M. B. : Pourquoi, selon vous, les autorités publiques n’ont pas défendu les Rencontres ?
F. H. : Je ne sais pas. Posez-leur la question. Pourquoi Aurélie Filipetti se répand partout disant que c’est un gâchis alors qu’elle aurait pu empêcher cette situation ?
M. B. : Jusqu’à quel point les collectivités locales et entreprises peuvent-elles s’investir dans un événement culturel ?
F. H. : On espère bien qu’elles s’investissent, mais le responsable de la manifestation culturelle doit marquer les bornes. Le rôle des institutions locales, c’est de soutenir la culture et l’éducation à la culture. Les entreprises, elles, ont besoin de communiquer. L’organisme culturel trouve le moyen d’aider l’entreprise à la communication tout en recevant des finances, et le rôle de la manifestation culturelle c’est surtout de se protéger des interventions artistiques. Il faut être très clair dès le départ. Ce n’est pas l’entreprise ou l’institution publique qui programme l’événement.
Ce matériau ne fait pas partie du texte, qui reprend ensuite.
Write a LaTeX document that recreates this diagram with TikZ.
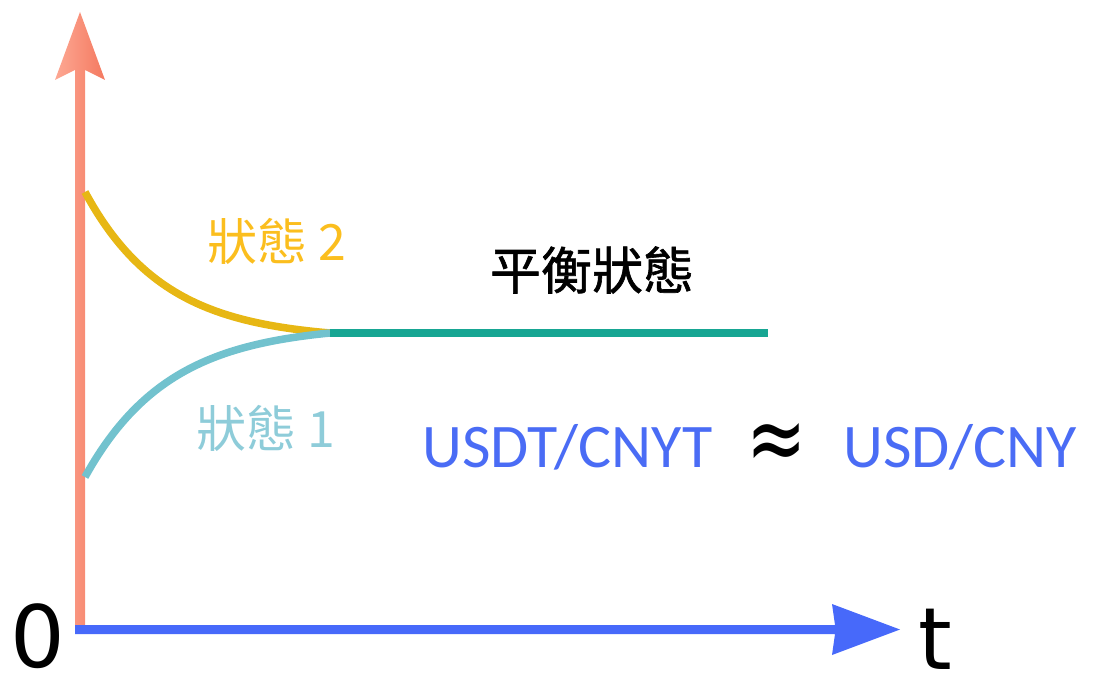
\documentclass[tikz,border=0pt]{standalone}
\usepackage{fontspec}
\newfontfamily\cjkfont{Noto Sans CJK TC}
\newfontfamily\cjkfontb[FakeBold=1.2]{Noto Sans CJK TC}
\newfontfamily\calfont{Carlito}
\newfontfamily\dvfont{DejaVu Sans}
\definecolor{axred}{HTML}{F88B75}
\definecolor{axredL}{HTML}{FDA893}
\definecolor{axredR}{HTML}{F47960}
\definecolor{axblue}{HTML}{4769FA}
\definecolor{curvY}{HTML}{E7B714}
\definecolor{curvB}{HTML}{72C2CE}
\definecolor{eqgreen}{HTML}{17A693}
\definecolor{txtY}{HTML}{FBBE1E}
\definecolor{txtB}{HTML}{8ECCD9}
\definecolor{txtBlue}{HTML}{4A6CF5}
\begin{document}
\begin{tikzpicture}[x=1pt,y=-1pt,
  curve/.style={line width=7.5pt},
  lbl/.style={inner sep=0pt, font=\cjkfont\fontsize{50}{50}\selectfont},
  axlbl/.style={inner sep=0pt, font=\dvfont\fontsize{86}{86}\selectfont},
  eqtxt/.style={inner sep=0pt, text=txtBlue, font=\calfont\fontsize{62}{62}\selectfont}]
\useasboundingbox (0,0) rectangle (1096,677);
% vertical axis (red, gradient)
\shade[left color=axredL, right color=axredR]
  (75,625) -- (75,70) -- (55,80) -- (80,12) -- (105,80) -- (85,70) -- (85,625) -- cycle;
% horizontal axis (blue)
\fill[axblue] (75,625) -- (835,625) -- (832,604) -- (900,629.5) -- (832,655) -- (835,634) -- (75,634) -- cycle;
% curves
\draw[curve, curvY] plot[domain=0:245, samples=80, smooth]
  ({85+\x},{333-141*(exp(-\x/80)-exp(-245/80))/(1-exp(-245/80))});
\draw[curve, curvB] plot[domain=0:245, samples=80, smooth]
  ({85+\x},{333+144*(exp(-\x/84)-exp(-245/84))/(1-exp(-245/84))});
\coordinate (eqs) at (330,333);
\coordinate (eqe) at (768,333);
\draw[curve, eqgreen] (eqs) -- (eqe);
% labels
\node[lbl, text=txtY] (s2) at (277,241) {狀態 2};
\node[lbl, text=txtB] (s1) at (266,428) {狀態 1};
\node[lbl, text=black, font=\cjkfontb\fontsize{51}{51}\selectfont] (eq) at (592,270) {平衡狀態};
\node[eqtxt, anchor=base west] (usdt) at (422,467) {USDT/CNYT};
\node[inner sep=0pt, font=\dvfont\fontsize{72}{72}\selectfont] (approx) at (777,447) {\scalebox{1}[1.35]{≈}};
\node[eqtxt, anchor=base west] (usd) at (843,467) {USD/CNY};
\node[axlbl] (zero) at (38,636) {0};
\node[axlbl] (t) at (935,639) {t};
\end{tikzpicture}
\end{document}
Le programme est fait par les programmateurs dont c’est le métier. Et ça c’est une barrière qui doit être très nette. Pas violente, simplement nette.
En savoir plus…
Qui est Maja Hoffmann ?
– Héritière des laboratoires Roche.
– Elle évolue dans le milieu de l’art contemporain : elle administratrice au MoMa et à la Tate.
– Elle crée la fondation Luma en 2004.
En quoi consiste le projet de la Fondation Luma?
– La Fondation Luma va créer un centre d’art contemporain sur le site des anciens ateliers SNCF d’Arles.
– Une tour de 56 mètres de hauteur sera construite par Franck Gehry.
– La Fondation Luma investit 100 millions d’euros dans ce projet.
– Ce centre d’art contemporain va générer près de 500 emplois selon les estimations du maire d’Arles, Hervé Schiavetti.